Mijn vrouw behandelt patiënten aan huis en komt daarom wekelijks bij een oud, arm vrouwtje in een klein dorpje. Daar is oma dolblij mee; het is immers bijzonder dat een buitenlandse naar een vaag gehucht komt om jou te helpen revalideren.
Echt geld hebben ze niet en daarom betalen ze mijn vrouw in groente. Geregeld krijgen we een bak vol lekkere tomaten, paprika’s en pepers mee – die ik vervolgens op brood doe.
Om haar eens écht te bedanken, zijn we uitgenodigd om te eten in het restaurant waar haar zoon werkt als chefkok. En met werken, bedoelen we ook echt werken. Van maandag tot en met zondag, van acht uur in de ochtend tot tien uur in de avond. Welkom in Kosovo.
Trotse chefkok
Eten sla ik niet snel af en helemaal niet wanneer het gratis is. Zittend met het menu voor me, bestel ik daarom een pizza met vlees. De vraag of ik medium of groot wil, wordt direct lachend beantwoord door mijn buurman – zijn zwager – met “groot, hij wil groot!”.
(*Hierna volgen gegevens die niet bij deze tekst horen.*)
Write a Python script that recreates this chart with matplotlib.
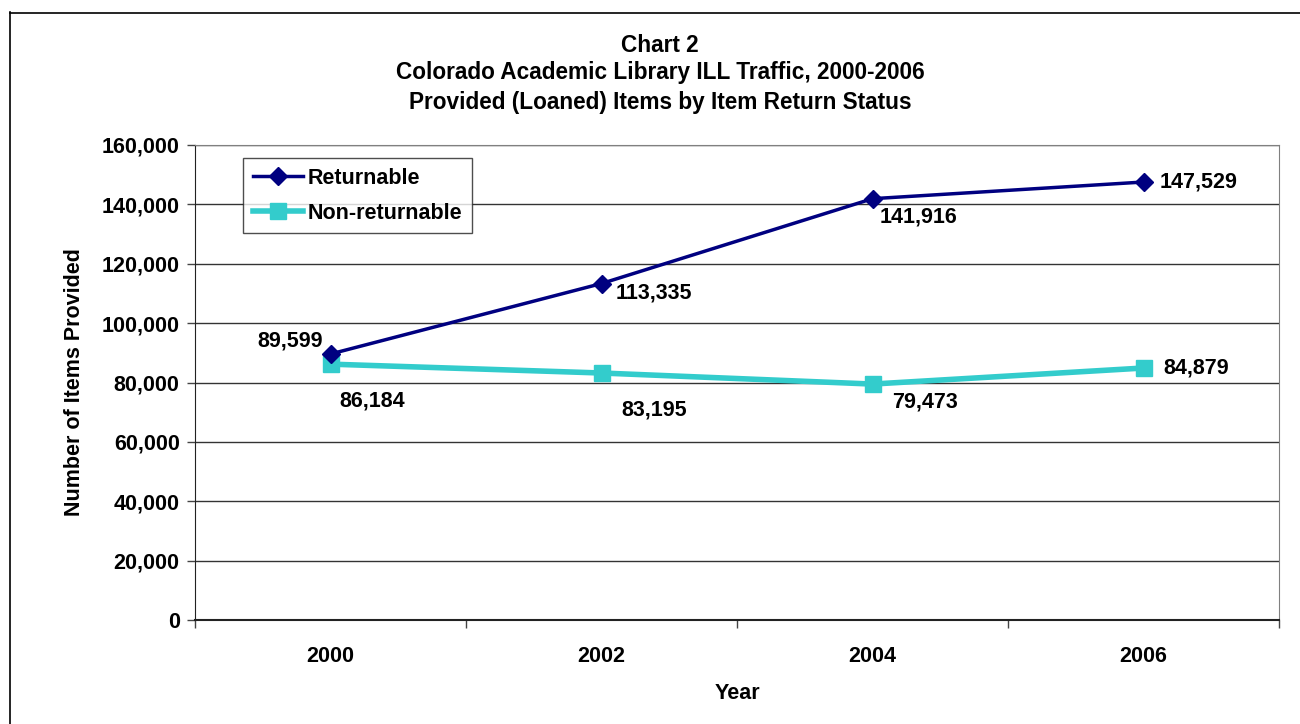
import matplotlib
matplotlib.use("Agg")
import matplotlib.pyplot as plt
from matplotlib.lines import Line2D
from matplotlib.ticker import FuncFormatter, FixedLocator

plt.rcParams['font.family'] = ['Liberation Sans', 'DejaVu Sans']
plt.rcParams['font.weight'] = 'bold'

years = ["2000", "2002", "2004", "2006"]
returnable = [89599, 113335, 141916, 147529]
non_returnable = [86184, 83195, 79473, 84879]
title_lines = ["Chart 2",
               "Colorado Academic Library ILL Traffic, 2000-2006",
               "Provided (Loaned) Items by Item Return Status"]

FS = 15.5
W, H = 1300, 724
fig = plt.figure(figsize=(W/100, H/100), dpi=100)
ax = fig.add_axes([195/W, 1-620/H, (1279-195)/W, (620-145)/H])

x = list(range(len(years)))
ax.plot(x, returnable, color='#000080', lw=2.5, marker='D', ms=9,
        markeredgecolor='#000080', label='Returnable', zorder=4)
ax.plot(x, non_returnable, color='#33CCCC', lw=4, marker='s', ms=12,
        markeredgecolor='#33CCCC', label='Non-returnable', zorder=3)

ax.set_xlim(-0.5, 3.5)
ax.set_ylim(0, 160000)
ax.set_yticks(range(0, 160001, 20000))
ax.yaxis.set_major_formatter(FuncFormatter(lambda v, p: f"{int(v):,}"))
ax.set_xticks(x)
ax.set_xticklabels(years)
ax.xaxis.set_minor_locator(FixedLocator([-0.5, 0.5, 1.5, 2.5, 3.5]))
ax.tick_params(axis='x', which='major', length=0, pad=19, labelsize=FS)
ax.tick_params(axis='x', which='minor', length=6, width=1, direction='out', color='#444444')
ax.tick_params(axis='y', length=6, width=1, direction='out', labelsize=FS, pad=5, color='#444444')
for lbl in ax.get_xticklabels() + ax.get_yticklabels():
    lbl.set_fontweight('bold')

ax.grid(axis='y', color='#333333', lw=1)
ax.set_axisbelow(True)
ax.spines['top'].set_color('#808080')
ax.spines['right'].set_color('#808080')
ax.spines['left'].set_color('#222222')
ax.spines['bottom'].set_color('#222222')
ax.spines['bottom'].set_linewidth(1.5)
for s in ax.spines.values():
    s.set_zorder(2)

ax.set_xlabel("Year", fontsize=FS, fontweight='bold', labelpad=11)
ax.set_ylabel("Number of Items Provided", fontsize=FS, fontweight='bold', labelpad=12)

# data labels (offsets in points)
ret_off = [(-29, 9.5), (38, -6.5), (33, -13), (39.5, 0)]
non_off = [(30, -26.5), (38, -26.5), (38, -13), (38, 0)]
for i in x:
    ax.annotate(f"{returnable[i]:,}", (i, returnable[i]), xytext=ret_off[i],
                textcoords='offset points', ha='center', va='center',
                fontsize=FS, fontweight='bold')
    ax.annotate(f"{non_returnable[i]:,}", (i, non_returnable[i]), xytext=non_off[i],
                textcoords='offset points', ha='center', va='center',
                fontsize=FS, fontweight='bold')

leg = ax.legend(loc='upper left', bbox_to_anchor=((243-195)/(1279-195), 1-(158-145)/(620-145)),
                fontsize=FS, frameon=True, fancybox=False, edgecolor='#222222',
                handlelength=2.35, borderpad=0.45, labelspacing=0.65, handletextpad=0.2,
                borderaxespad=0)
leg.get_frame().set_linewidth(1)
for t in leg.get_texts():
    t.set_fontweight('bold')

ys = [45, 73, 102]
for t, yy in zip(title_lines, ys):
    fig.text(660/W, 1-yy/H, t, ha='center', va='center', fontsize=16.3, fontweight='bold')

# outer chart border
fig.add_artist(Line2D([9.5/W, 9.5/W], [0, 1-12/H], transform=fig.transFigure, color='black', lw=1.2))
fig.add_artist(Line2D([9.5/W, 1], [1-12.5/H, 1-12.5/H], transform=fig.transFigure, color='black', lw=1.2))

fig.savefig("out.png", dpi=100)
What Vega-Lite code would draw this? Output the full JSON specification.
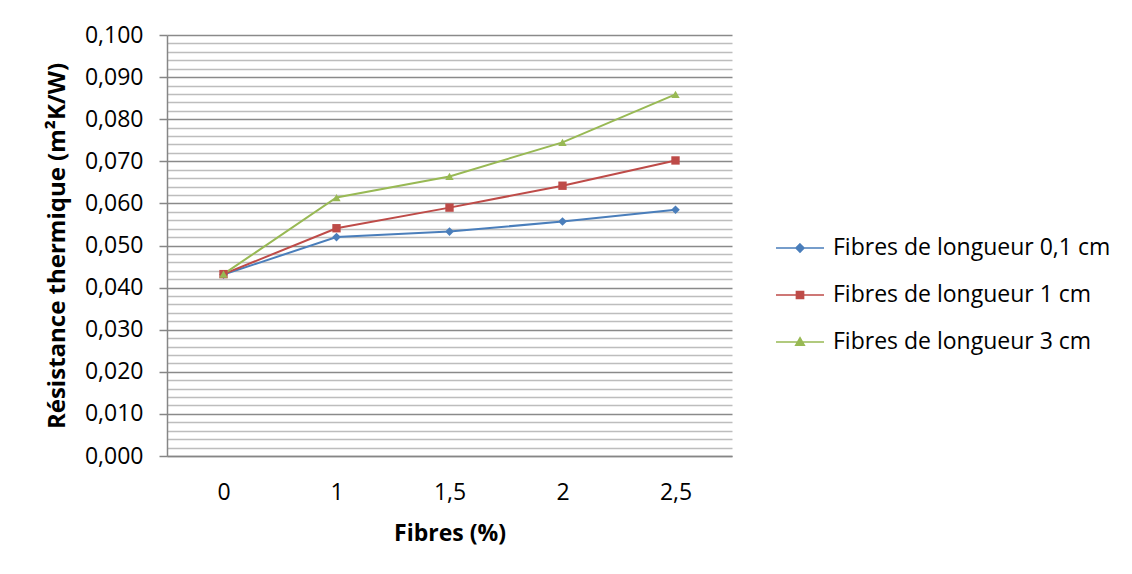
{
  "$schema": "https://vega.github.io/schema/vega-lite/v6.json",
  "width": 565,
  "height": 421,
  "autosize": "none",
  "padding": {"left": 167, "top": 35, "right": 400, "bottom": 118},
  "background": "white",
  "config": {
    "font": "Open Sans",
    "view": {"stroke": null},
    "axis": {"labelFont": "Open Sans", "titleFont": "Open Sans", "labelColor": "#000000", "titleColor": "#000000"}
  },
  "data": {
    "values": [
      {"fibres": "0", "serie": "Fibres de longueur 0,1 cm", "resistance": 0.0431},
      {"fibres": "1", "serie": "Fibres de longueur 0,1 cm", "resistance": 0.0520},
      {"fibres": "1,5", "serie": "Fibres de longueur 0,1 cm", "resistance": 0.0533},
      {"fibres": "2", "serie": "Fibres de longueur 0,1 cm", "resistance": 0.0557},
      {"fibres": "2,5", "serie": "Fibres de longueur 0,1 cm", "resistance": 0.0585},
      {"fibres": "0", "serie": "Fibres de longueur 1 cm", "resistance": 0.0432},
      {"fibres": "1", "serie": "Fibres de longueur 1 cm", "resistance": 0.0541},
      {"fibres": "1,5", "serie": "Fibres de longueur 1 cm", "resistance": 0.0590},
      {"fibres": "2", "serie": "Fibres de longueur 1 cm", "resistance": 0.0642},
      {"fibres": "2,5", "serie": "Fibres de longueur 1 cm", "resistance": 0.0702},
      {"fibres": "0", "serie": "Fibres de longueur 3 cm", "resistance": 0.0432},
      {"fibres": "1", "serie": "Fibres de longueur 3 cm", "resistance": 0.0614},
      {"fibres": "1,5", "serie": "Fibres de longueur 3 cm", "resistance": 0.0664},
      {"fibres": "2", "serie": "Fibres de longueur 3 cm", "resistance": 0.0745},
      {"fibres": "2,5", "serie": "Fibres de longueur 3 cm", "resistance": 0.0859}
    ]
  },
  "encoding": {
    "x": {
      "field": "fibres",
      "type": "ordinal",
      "sort": ["0", "1", "1,5", "2", "2,5"],
      "axis": {
        "title": "Fibres (%)",
        "titleFontSize": 23,
        "titleFontWeight": "bold",
        "titlePadding": 18,
        "labelFontSize": 23,
        "labelAngle": 0,
        "labelPadding": 25,
        "ticks": false,
        "grid": false,
        "domainColor": "#868686",
        "domainWidth": 1.5
      }
    },
    "y": {
      "field": "resistance",
      "type": "quantitative",
      "scale": {"domain": [0, 0.1], "nice": false, "zero": true},
      "axis": {
        "title": "Résistance thermique (m²K/W)",
        "titleFontSize": 24,
        "titleFontWeight": "bold",
        "titlePadding": 15,
        "labelFontSize": 23,
        "labelPadding": 16,
        "values": [0, 0.002, 0.004, 0.006, 0.008, 0.01, 0.012, 0.014, 0.016, 0.018, 0.02, 0.022, 0.024, 0.026, 0.028, 0.03, 0.032, 0.034, 0.036, 0.038, 0.04, 0.042, 0.044, 0.046, 0.048, 0.05, 0.052, 0.054, 0.056, 0.058, 0.06, 0.062, 0.064, 0.066, 0.068, 0.07, 0.072, 0.074, 0.076, 0.078, 0.08, 0.082, 0.084, 0.086, 0.088, 0.09, 0.092, 0.094, 0.096, 0.098, 0.1],
        "labelExpr": "round(datum.value * 500) % 5 === 0 ? replace(format(datum.value, '.3f'), '.', ',') : ''",
        "grid": true,
        "gridColor": {"condition": {"test": "round(datum.value * 500) % 5 === 0", "value": "#8a8a8a"}, "value": "#bdbdbd"},
        "gridWidth": 1.5,
        "tickSize": 8,
        "tickColor": {"condition": {"test": "round(datum.value * 500) % 5 === 0", "value": "#868686"}, "value": "transparent"},
        "tickWidth": 1.5,
        "domainColor": "#868686",
        "domainWidth": 1.5
      }
    },
    "color": {
      "field": "serie",
      "type": "nominal",
      "scale": {
        "domain": ["Fibres de longueur 0,1 cm", "Fibres de longueur 1 cm", "Fibres de longueur 3 cm"],
        "range": ["#4A7EBB", "#BE4B48", "#98B954"]
      },
      "legend": {
        "title": null,
        "orient": "none",
        "legendX": 608,
        "legendY": 188,
        "padding": 0,
        "labelFontSize": 23,
        "labelFont": "Open Sans",
        "labelColor": "#000000",
        "labelLimit": 0,
        "labelOffset": 8,
        "rowPadding": 10,
        "symbolSize": 2304,
        "symbolStrokeWidth": 1.5,
        "encode": {
          "symbols": {
            "update": {
              "shape": {"signal": "datum.value === 'Fibres de longueur 0,1 cm' ? 'M-1,0H1M0,-0.17L0.17,0L0,0.17L-0.17,0Z' : datum.value === 'Fibres de longueur 1 cm' ? 'M-1,0H1M-0.15,-0.15H0.15V0.15H-0.15Z' : 'M-1,0H1M0,-0.18L0.18,0.14H-0.18Z'"},
              "fill": {"scale": "color", "field": "value"},
              "stroke": {"scale": "color", "field": "value"},
              "fillOpacity": {"value": 1},
              "strokeWidth": {"value": 1.5}
            }
          }
        }
      }
    }
  },
  "layer": [
    {
      "mark": {"type": "line", "strokeWidth": 2}
    },
    {
      "transform": [{"filter": "datum.serie === 'Fibres de longueur 0,1 cm'"}],
      "mark": {"type": "point", "filled": true, "opacity": 1, "size": 75, "shape": "diamond"}
    },
    {
      "transform": [{"filter": "datum.serie === 'Fibres de longueur 1 cm'"}],
      "mark": {"type": "point", "filled": true, "opacity": 1, "size": 70, "shape": "square"}
    },
    {
      "transform": [{"filter": "datum.serie === 'Fibres de longueur 3 cm'"}],
      "mark": {"type": "point", "filled": true, "opacity": 1, "size": 70, "shape": "triangle-up"}
    }
  ]
}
En hoewel ik liever geen champions eet, haalt de chefkok trots een paar “verse champignons” te voorschijn met de vraag of ik die op m’n pizza wil. Ja, alsjeblieft, lieg ik.
Groot gezin
De beste man werkt immers zeven dagen per week voor – naar ik vrees – slechts een paar honderd euro per maand. En dat allemaal om zijn vijf kinderen te zien laten opgroeien.
Maar hoe hard je ook werkt en hoe weinig je ook verdient als Kosovaar – je gastvrijheid wordt er niet minder op. En daarom smul ik van een heerlijke, grote pizza mét champignons.